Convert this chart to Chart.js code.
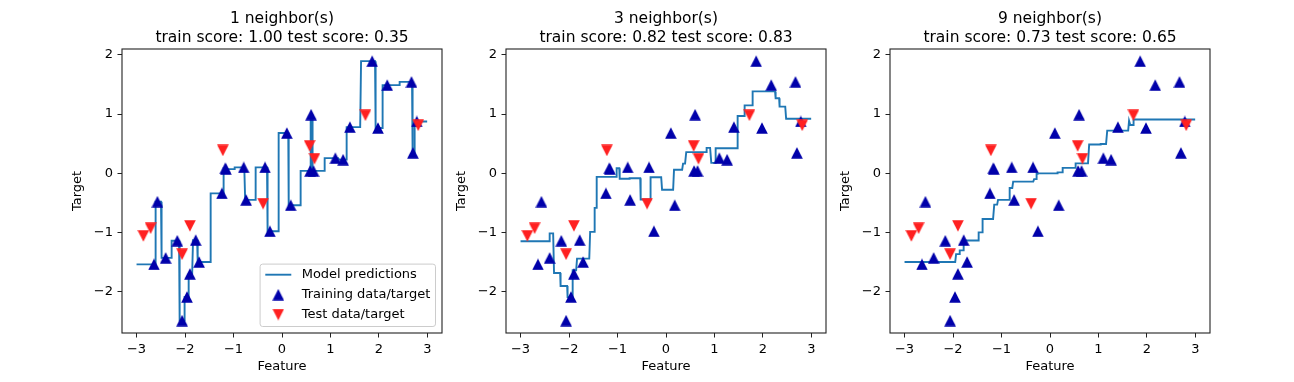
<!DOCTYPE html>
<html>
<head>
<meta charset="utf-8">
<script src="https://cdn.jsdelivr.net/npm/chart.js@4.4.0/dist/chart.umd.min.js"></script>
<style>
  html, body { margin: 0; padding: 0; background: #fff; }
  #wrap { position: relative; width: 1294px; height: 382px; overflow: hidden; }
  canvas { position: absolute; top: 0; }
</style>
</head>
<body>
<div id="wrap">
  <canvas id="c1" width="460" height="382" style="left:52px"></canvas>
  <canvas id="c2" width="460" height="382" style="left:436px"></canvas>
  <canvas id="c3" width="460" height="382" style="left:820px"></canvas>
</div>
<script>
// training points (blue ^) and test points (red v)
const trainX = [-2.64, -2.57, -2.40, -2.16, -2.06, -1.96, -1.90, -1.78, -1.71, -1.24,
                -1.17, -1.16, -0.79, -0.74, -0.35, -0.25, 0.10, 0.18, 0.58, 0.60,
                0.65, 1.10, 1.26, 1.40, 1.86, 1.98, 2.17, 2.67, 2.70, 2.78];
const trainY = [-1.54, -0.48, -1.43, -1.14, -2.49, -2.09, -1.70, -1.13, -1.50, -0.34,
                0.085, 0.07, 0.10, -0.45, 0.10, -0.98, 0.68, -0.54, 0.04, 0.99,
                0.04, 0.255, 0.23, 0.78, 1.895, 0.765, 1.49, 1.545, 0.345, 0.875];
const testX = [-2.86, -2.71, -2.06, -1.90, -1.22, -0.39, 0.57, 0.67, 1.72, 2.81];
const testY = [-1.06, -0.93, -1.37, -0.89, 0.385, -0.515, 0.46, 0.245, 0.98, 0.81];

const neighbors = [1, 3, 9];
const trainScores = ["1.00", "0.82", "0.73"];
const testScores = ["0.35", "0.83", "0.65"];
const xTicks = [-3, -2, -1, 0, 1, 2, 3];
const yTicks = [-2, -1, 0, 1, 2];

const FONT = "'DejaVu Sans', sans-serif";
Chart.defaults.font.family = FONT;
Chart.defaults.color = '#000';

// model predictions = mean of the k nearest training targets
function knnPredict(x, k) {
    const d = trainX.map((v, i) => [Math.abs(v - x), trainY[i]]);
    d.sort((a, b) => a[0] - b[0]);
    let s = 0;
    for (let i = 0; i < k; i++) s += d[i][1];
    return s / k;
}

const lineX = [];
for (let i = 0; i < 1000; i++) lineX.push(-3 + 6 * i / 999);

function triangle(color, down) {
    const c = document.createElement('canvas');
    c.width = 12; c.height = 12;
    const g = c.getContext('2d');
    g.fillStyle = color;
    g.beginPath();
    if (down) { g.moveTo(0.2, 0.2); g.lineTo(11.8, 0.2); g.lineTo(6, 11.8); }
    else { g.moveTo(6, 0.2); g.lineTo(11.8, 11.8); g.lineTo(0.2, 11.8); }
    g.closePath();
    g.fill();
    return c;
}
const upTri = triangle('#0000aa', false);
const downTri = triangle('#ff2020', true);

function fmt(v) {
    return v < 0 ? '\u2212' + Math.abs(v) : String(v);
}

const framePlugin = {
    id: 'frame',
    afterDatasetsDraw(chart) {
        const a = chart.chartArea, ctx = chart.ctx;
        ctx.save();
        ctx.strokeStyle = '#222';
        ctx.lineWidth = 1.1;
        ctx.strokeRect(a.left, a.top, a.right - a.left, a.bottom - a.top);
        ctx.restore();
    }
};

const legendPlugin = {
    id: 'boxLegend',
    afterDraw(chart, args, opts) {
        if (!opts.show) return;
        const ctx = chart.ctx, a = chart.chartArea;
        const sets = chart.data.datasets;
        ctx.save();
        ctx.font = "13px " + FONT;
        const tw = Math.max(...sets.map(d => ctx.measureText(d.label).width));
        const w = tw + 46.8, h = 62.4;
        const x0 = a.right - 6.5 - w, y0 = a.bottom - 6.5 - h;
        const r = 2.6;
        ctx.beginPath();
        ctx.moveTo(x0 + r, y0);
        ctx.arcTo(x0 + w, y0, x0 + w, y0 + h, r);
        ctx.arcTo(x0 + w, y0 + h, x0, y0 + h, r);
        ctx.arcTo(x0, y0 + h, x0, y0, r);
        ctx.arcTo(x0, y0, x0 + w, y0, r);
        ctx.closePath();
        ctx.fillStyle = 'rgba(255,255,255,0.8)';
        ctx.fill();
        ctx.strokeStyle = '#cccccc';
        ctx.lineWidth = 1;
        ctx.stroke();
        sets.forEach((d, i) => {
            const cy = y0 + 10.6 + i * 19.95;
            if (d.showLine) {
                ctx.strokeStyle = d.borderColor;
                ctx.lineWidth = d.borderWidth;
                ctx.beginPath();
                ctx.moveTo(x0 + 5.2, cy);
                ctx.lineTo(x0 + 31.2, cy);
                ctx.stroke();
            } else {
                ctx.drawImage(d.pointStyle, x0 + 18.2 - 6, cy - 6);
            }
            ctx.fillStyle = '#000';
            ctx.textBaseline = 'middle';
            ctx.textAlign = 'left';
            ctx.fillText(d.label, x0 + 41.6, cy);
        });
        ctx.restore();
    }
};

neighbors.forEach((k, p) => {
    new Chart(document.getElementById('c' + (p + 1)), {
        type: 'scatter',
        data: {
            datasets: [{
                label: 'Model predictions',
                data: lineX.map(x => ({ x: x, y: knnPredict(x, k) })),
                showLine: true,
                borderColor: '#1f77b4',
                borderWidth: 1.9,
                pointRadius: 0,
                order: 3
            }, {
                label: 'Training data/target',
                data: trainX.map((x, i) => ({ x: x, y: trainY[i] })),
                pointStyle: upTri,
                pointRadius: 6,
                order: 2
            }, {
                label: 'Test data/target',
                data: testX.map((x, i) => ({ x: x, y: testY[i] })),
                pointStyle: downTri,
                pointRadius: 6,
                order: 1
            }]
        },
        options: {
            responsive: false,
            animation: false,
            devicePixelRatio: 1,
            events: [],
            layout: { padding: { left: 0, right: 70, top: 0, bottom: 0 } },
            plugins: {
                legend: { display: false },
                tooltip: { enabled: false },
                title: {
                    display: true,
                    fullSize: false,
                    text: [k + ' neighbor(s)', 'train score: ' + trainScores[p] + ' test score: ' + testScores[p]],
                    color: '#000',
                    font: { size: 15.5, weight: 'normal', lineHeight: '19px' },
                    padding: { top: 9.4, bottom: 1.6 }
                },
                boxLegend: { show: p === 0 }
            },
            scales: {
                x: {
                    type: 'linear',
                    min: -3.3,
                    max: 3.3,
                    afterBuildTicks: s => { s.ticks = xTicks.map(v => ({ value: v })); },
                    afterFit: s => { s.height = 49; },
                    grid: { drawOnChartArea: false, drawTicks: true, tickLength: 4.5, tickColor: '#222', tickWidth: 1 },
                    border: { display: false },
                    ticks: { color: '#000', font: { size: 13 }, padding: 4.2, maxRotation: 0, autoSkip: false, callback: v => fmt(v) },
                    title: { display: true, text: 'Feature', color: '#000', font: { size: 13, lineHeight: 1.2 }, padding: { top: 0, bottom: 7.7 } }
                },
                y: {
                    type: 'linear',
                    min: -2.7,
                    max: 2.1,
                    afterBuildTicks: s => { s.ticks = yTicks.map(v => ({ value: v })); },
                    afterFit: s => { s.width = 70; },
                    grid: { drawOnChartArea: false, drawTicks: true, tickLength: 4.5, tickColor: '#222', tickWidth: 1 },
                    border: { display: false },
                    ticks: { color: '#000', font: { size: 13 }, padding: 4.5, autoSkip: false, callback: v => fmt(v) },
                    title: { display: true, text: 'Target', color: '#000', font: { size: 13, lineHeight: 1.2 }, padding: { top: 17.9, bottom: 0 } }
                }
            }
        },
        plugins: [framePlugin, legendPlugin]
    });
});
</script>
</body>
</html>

**TASK REQUIREMENTS:** Please write out all of the material above without changing a word, and omit any pictures.

**FULL ANSWER:**
Convert this chart to Chart.js code.
<!DOCTYPE html>
<html>
<head>
<meta charset="utf-8">
<script src="https://cdn.jsdelivr.net/npm/chart.js@4.4.0/dist/chart.umd.min.js"></script>
<style>
  html, body { margin: 0; padding: 0; background: #fff; }
  #wrap { position: relative; width: 1294px; height: 382px; overflow: hidden; }
  canvas { position: absolute; top: 0; }
</style>
</head>
<body>
<div id="wrap">
  <canvas id="c1" width="460" height="382" style="left:52px"></canvas>
  <canvas id="c2" width="460" height="382" style="left:436px"></canvas>
  <canvas id="c3" width="460" height="382" style="left:820px"></canvas>
</div>
<script>
// training points (blue ^) and test points (red v)
const trainX = [-2.64, -2.57, -2.40, -2.16, -2.06, -1.96, -1.90, -1.78, -1.71, -1.24,
                -1.17, -1.16, -0.79, -0.74, -0.35, -0.25, 0.10, 0.18, 0.58, 0.60,
                0.65, 1.10, 1.26, 1.40, 1.86, 1.98, 2.17, 2.67, 2.70, 2.78];
const trainY = [-1.54, -0.48, -1.43, -1.14, -2.49, -2.09, -1.70, -1.13, -1.50, -0.34,
                0.085, 0.07, 0.10, -0.45, 0.10, -0.98, 0.68, -0.54, 0.04, 0.99,
                0.04, 0.255, 0.23, 0.78, 1.895, 0.765, 1.49, 1.545, 0.345, 0.875];
const testX = [-2.86, -2.71, -2.06, -1.90, -1.22, -0.39, 0.57, 0.67, 1.72, 2.81];
const testY = [-1.06, -0.93, -1.37, -0.89, 0.385, -0.515, 0.46, 0.245, 0.98, 0.81];

const neighbors = [1, 3, 9];
const trainScores = ["1.00", "0.82", "0.73"];
const testScores = ["0.35", "0.83", "0.65"];
const xTicks = [-3, -2, -1, 0, 1, 2, 3];
const yTicks = [-2, -1, 0, 1, 2];

const FONT = "'DejaVu Sans', sans-serif";
Chart.defaults.font.family = FONT;
Chart.defaults.color = '#000';

// model predictions = mean of the k nearest training targets
function knnPredict(x, k) {
    const d = trainX.map((v, i) => [Math.abs(v - x), trainY[i]]);
    d.sort((a, b) => a[0] - b[0]);
    let s = 0;
    for (let i = 0; i < k; i++) s += d[i][1];
    return s / k;
}

const lineX = [];
for (let i = 0; i < 1000; i++) lineX.push(-3 + 6 * i / 999);

function triangle(color, down) {
    const c = document.createElement('canvas');
    c.width = 12; c.height = 12;
    const g = c.getContext('2d');
    g.fillStyle = color;
    g.beginPath();
    if (down) { g.moveTo(0.2, 0.2); g.lineTo(11.8, 0.2); g.lineTo(6, 11.8); }
    else { g.moveTo(6, 0.2); g.lineTo(11.8, 11.8); g.lineTo(0.2, 11.8); }
    g.closePath();
    g.fill();
    return c;
}
const upTri = triangle('#0000aa', false);
const downTri = triangle('#ff2020', true);

function fmt(v) {
    return v < 0 ? '\u2212' + Math.abs(v) : String(v);
}

const framePlugin = {
    id: 'frame',
    afterDatasetsDraw(chart) {
        const a = chart.chartArea, ctx = chart.ctx;
        ctx.save();
        ctx.strokeStyle = '#222';
        ctx.lineWidth = 1.1;
        ctx.strokeRect(a.left, a.top, a.right - a.left, a.bottom - a.top);
        ctx.restore();
    }
};

const legendPlugin = {
    id: 'boxLegend',
    afterDraw(chart, args, opts) {
        if (!opts.show) return;
        const ctx = chart.ctx, a = chart.chartArea;
        const sets = chart.data.datasets;
        ctx.save();
        ctx.font = "13px " + FONT;
        const tw = Math.max(...sets.map(d => ctx.measureText(d.label).width));
        const w = tw + 46.8, h = 62.4;
        const x0 = a.right - 6.5 - w, y0 = a.bottom - 6.5 - h;
        const r = 2.6;
        ctx.beginPath();
        ctx.moveTo(x0 + r, y0);
        ctx.arcTo(x0 + w, y0, x0 + w, y0 + h, r);
        ctx.arcTo(x0 + w, y0 + h, x0, y0 + h, r);
        ctx.arcTo(x0, y0 + h, x0, y0, r);
        ctx.arcTo(x0, y0, x0 + w, y0, r);
        ctx.closePath();
        ctx.fillStyle = 'rgba(255,255,255,0.8)';
        ctx.fill();
        ctx.strokeStyle = '#cccccc';
        ctx.lineWidth = 1;
        ctx.stroke();
        sets.forEach((d, i) => {
            const cy = y0 + 10.6 + i * 19.95;
            if (d.showLine) {
                ctx.strokeStyle = d.borderColor;
                ctx.lineWidth = d.borderWidth;
                ctx.beginPath();
                ctx.moveTo(x0 + 5.2, cy);
                ctx.lineTo(x0 + 31.2, cy);
                ctx.stroke();
            } else {
                ctx.drawImage(d.pointStyle, x0 + 18.2 - 6, cy - 6);
            }
            ctx.fillStyle = '#000';
            ctx.textBaseline = 'middle';
            ctx.textAlign = 'left';
            ctx.fillText(d.label, x0 + 41.6, cy);
        });
        ctx.restore();
    }
};

neighbors.forEach((k, p) => {
    new Chart(document.getElementById('c' + (p + 1)), {
        type: 'scatter',
        data: {
            datasets: [{
                label: 'Model predictions',
                data: lineX.map(x => ({ x: x, y: knnPredict(x, k) })),
                showLine: true,
                borderColor: '#1f77b4',
                borderWidth: 1.9,
                pointRadius: 0,
                order: 3
            }, {
                label: 'Training data/target',
                data: trainX.map((x, i) => ({ x: x, y: trainY[i] })),
                pointStyle: upTri,
                pointRadius: 6,
                order: 2
            }, {
                label: 'Test data/target',
                data: testX.map((x, i) => ({ x: x, y: testY[i] })),
                pointStyle: downTri,
                pointRadius: 6,
                order: 1
            }]
        },
        options: {
            responsive: false,
            animation: false,
            devicePixelRatio: 1,
            events: [],
            layout: { padding: { left: 0, right: 70, top: 0, bottom: 0 } },
            plugins: {
                legend: { display: false },
                tooltip: { enabled: false },
                title: {
                    display: true,
                    fullSize: false,
                    text: [k + ' neighbor(s)', 'train score: ' + trainScores[p] + ' test score: ' + testScores[p]],
                    color: '#000',
                    font: { size: 15.5, weight: 'normal', lineHeight: '19px' },
                    padding: { top: 9.4, bottom: 1.6 }
                },
                boxLegend: { show: p === 0 }
            },
            scales: {
                x: {
                    type: 'linear',
                    min: -3.3,
                    max: 3.3,
                    afterBuildTicks: s => { s.ticks = xTicks.map(v => ({ value: v })); },
                    afterFit: s => { s.height = 49; },
                    grid: { drawOnChartArea: false, drawTicks: true, tickLength: 4.5, tickColor: '#222', tickWidth: 1 },
                    border: { display: false },
                    ticks: { color: '#000', font: { size: 13 }, padding: 4.2, maxRotation: 0, autoSkip: false, callback: v => fmt(v) },
                    title: { display: true, text: 'Feature', color: '#000', font: { size: 13, lineHeight: 1.2 }, padding: { top: 0, bottom: 7.7 } }
                },
                y: {
                    type: 'linear',
                    min: -2.7,
                    max: 2.1,
                    afterBuildTicks: s => { s.ticks = yTicks.map(v => ({ value: v })); },
                    afterFit: s => { s.width = 70; },
                    grid: { drawOnChartArea: false, drawTicks: true, tickLength: 4.5, tickColor: '#222', tickWidth: 1 },
                    border: { display: false },
                    ticks: { color: '#000', font: { size: 13 }, padding: 4.5, autoSkip: false, callback: v => fmt(v) },
                    title: { display: true, text: 'Target', color: '#000', font: { size: 13, lineHeight: 1.2 }, padding: { top: 17.9, bottom: 0 } }
                }
            }
        },
        plugins: [framePlugin, legendPlugin]
    });
});
</script>
</body>
</html>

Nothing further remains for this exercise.